Questa è la cronaca di come una banale dialettica tra studenti occupanti e dirigenza scolastica, meritevole tuttalpiù delle pagine locali, sia diventata, a causa della propaganda (del governo e dell’opposizione), una questione nazionale dove tutto è esposto, chat dei genitori, bisbigli dei docenti, tranne le motivazioni che hanno spinto i ragazzi a protestare. Ieri gli studenti e le studentesse del Liceo oggetto della questione, il Tasso, nel pieno centro di Roma, hanno organizzato un «sit-in silenzioso» davanti l’istituto. La storia comincia a dicembre scorso, quando il liceo alle spalle di Via Veneto, frequentato dalla borghesia colta progressista, viene occupato, come gran parte delle superiori della Capitale.

AL TERMINE dell’occupazione, 170 studenti e studentesse (più di quelli che avevano effettivamente partecipato alla protesta sulla quale non c’era accordo tra le rappresentanze studentesche) si sono subito autodenunciati «per solidarietà con i 30 che erano stati visti entrare a scuola nei giorni dell’occupazione e segnati su una lista», racconta uno studente del collettivo del Tasso. Il preside, Paolo Pedullà, decide di adottare una linea molto dura e propone agli organi collegiali, che si pronunceranno nei prossimi giorni, per gli studenti 10 giorni di sospensione (8 con attività socialmente utili) più 5 in condotta al primo quadrimestre. A questo punto la destra interviene pubblicamente, leggendo nelle azioni del dirigente un assist alle politiche securitarie e di repressione del dissenso del governo, come la revisione della condotta in senso restrittivo, il decreto Caivano, la criminalizzazione dei movimenti giovanili ambientalisti.

IL PRIMO A INTERVENIRE è il ministro dell’Istruzione (e merito) Valditara che dichiara «apprezzamento» nei confronti del dirigente del Tasso «per la fermezza dimostrata, la scuola democratica è quella che insegna a rispettare le regole». Seguito poi dal suo collega alle Infrastrutture Salvini, che scrive sui social «giusto così, chi occupa e rompe paga». Anche se di rotto, in realtà, non c’è stato quasi nulla. Se non il portone di ingresso forzato, denuncia il collettivo, «da studenti di altre fazioni politiche che già conosciamo; l’accusa di vandalismo tradisce sfiducia nei nostri confronti e nelle nostre rivendicazioni».

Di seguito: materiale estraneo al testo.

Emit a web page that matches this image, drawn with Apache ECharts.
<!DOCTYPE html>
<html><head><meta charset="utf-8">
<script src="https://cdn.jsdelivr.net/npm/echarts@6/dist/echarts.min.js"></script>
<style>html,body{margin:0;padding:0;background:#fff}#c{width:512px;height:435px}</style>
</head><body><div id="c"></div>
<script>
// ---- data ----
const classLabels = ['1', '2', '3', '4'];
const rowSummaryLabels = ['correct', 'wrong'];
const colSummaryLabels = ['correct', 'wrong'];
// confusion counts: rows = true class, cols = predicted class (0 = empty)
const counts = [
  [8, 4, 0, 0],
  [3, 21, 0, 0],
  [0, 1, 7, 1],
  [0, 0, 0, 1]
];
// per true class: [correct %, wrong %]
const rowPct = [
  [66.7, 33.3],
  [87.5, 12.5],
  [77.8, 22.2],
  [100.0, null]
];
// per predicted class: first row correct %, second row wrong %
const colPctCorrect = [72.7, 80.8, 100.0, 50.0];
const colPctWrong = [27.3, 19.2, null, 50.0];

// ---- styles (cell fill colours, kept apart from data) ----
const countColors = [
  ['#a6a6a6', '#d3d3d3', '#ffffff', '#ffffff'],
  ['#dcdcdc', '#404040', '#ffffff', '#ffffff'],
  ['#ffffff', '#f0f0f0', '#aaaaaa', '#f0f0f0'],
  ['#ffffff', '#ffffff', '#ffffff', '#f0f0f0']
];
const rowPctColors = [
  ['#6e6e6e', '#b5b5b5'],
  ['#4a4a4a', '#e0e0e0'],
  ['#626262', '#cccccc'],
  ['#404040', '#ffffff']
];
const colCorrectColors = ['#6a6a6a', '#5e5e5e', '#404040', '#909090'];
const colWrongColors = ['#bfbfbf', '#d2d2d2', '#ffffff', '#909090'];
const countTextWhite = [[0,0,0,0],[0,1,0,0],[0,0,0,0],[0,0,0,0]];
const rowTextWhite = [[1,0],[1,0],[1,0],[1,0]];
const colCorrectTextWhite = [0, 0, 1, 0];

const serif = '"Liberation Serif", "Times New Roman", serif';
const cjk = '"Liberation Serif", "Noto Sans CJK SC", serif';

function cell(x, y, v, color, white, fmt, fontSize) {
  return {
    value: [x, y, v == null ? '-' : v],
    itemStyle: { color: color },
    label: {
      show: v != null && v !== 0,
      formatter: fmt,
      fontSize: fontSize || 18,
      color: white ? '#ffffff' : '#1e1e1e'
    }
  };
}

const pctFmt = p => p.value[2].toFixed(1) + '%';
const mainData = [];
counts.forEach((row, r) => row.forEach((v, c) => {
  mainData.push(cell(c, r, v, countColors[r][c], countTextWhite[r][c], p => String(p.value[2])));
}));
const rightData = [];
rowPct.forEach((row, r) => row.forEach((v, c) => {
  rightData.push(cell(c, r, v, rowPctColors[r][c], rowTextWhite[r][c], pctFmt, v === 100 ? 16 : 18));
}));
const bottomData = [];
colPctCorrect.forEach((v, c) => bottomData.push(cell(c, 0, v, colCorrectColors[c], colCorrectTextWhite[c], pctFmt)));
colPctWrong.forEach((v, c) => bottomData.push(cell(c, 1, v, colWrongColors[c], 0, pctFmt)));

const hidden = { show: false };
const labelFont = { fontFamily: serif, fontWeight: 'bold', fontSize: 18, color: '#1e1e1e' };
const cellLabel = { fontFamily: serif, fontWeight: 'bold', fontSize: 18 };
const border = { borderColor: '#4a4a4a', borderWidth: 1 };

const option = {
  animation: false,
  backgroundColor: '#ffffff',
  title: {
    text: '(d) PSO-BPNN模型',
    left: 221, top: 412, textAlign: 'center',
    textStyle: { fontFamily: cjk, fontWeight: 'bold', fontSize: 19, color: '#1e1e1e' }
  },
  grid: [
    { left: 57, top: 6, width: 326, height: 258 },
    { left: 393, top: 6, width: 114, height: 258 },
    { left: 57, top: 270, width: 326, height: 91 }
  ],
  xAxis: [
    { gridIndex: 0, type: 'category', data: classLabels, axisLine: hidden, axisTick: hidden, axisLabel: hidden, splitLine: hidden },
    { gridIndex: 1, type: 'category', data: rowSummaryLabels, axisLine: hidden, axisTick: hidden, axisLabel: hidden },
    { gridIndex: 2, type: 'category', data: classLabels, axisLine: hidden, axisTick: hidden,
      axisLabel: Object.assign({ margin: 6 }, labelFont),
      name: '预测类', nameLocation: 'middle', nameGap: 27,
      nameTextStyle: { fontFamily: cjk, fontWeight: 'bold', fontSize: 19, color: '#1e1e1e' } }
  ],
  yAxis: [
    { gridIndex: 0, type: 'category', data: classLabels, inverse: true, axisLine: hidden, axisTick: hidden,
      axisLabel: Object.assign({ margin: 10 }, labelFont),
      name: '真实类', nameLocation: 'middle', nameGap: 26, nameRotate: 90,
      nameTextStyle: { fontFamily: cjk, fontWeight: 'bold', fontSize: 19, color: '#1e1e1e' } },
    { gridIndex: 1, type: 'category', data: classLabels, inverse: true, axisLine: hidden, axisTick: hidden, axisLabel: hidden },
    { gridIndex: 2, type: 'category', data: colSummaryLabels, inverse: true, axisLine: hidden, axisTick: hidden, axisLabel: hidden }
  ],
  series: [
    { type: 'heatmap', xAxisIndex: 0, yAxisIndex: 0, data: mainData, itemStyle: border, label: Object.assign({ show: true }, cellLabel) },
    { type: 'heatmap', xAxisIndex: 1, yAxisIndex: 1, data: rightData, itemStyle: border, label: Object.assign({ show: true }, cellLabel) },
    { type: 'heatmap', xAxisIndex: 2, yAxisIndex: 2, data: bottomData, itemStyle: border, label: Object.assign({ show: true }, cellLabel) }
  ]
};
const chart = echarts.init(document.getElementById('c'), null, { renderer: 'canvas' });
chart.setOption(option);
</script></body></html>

L’ASSOCIAZIONE DIRIGENTI scuola ne approfitta per parlare delle occupazioni come di «una pratica deprecabile» e plaudire a «tutti quegli interventi pensati per farle perdere». Il preside, nel ringraziare Valditara per le sue parole di sostegno «che riconoscono la valenza educativa di un percorso di consapevolezza democratica voluto dal collegio dei docenti, di cui sono semplice interprete», sottolinea però che «analogo percorso è stato intrapreso, ancor prima che dal nostro liceo, da molte altre scuole romane». Ed è vero ma a viale Trastevere non devono averlo visto. «La fortuna e la sfortuna del Tasso – tenta di spiegare una studentessa – è che siamo percepiti come una scuola di figli di papà ‘de sinistra’, questo da un lato ci permette di dare voce anche alle istanze delle scuole meno in vista, come i professionali, dall’altro ci espone alla strumentalizzazione politica». Anche dell’opposizione.

DIVERSI GLI ESPONENTI del Pd che hanno fatto lanci di agenzia sulla vicenda stigmatizzando la dirigenza. Poi sono intervenuti anche i genitori, alcuni noti, e le analisi «sull’interventismo» delle famiglie. Ed è stato restituito un quadro paternalista della vicenda senza le istanze degli e delle occupanti. Il collettivo accusa le «voci false e pretestuose che hanno distolto l’attenzione dalle rivendicazioni». E il racconto della faida genitoriale fa dire a F. (17 anni) «non siamo bambini piagnoni e i nostri genitori non parlano per noi, sono state strumentalizzate le parole di quelli che hanno un po’ di fama».

G. (DOCENTE) ammette di sentirsi confuso dalle accuse di repressione: «Abbiamo solo applicato il regolamento, come doveroso. Se non avesse parlato Valditara non sarebbe scoppiato questo putiferio. Come me, molti professori sono al sit in perché pensano che i temi di cui hanno discusso i ragazzi durante la settimana di occupazione, transfemminismo, inclusione, ambientalismo, siano tutti meritevoli, certo ora il dialogo fra le parti va ricostruito».

LA COMUNITÀ studentesca ribadisce le ragioni della protesta: «Vogliamo una società più uguale, studenti e famiglie non devono essere lasciati indietro, servono fondi per il welfare studentesco, l’accesso per tutti all’istruzione e che si prenda una posizione di pace sulle vicende attuali. Alle spese militari, preferiamo fondi per l’istruzione. Chiediamo alla comunità scolastica di concentrarsi su questo ma al nostro grido rispondono con le punizioni. Ci assumiamo le responsabilità di questo atto inteso come libera espressione del pensiero e di manifestare».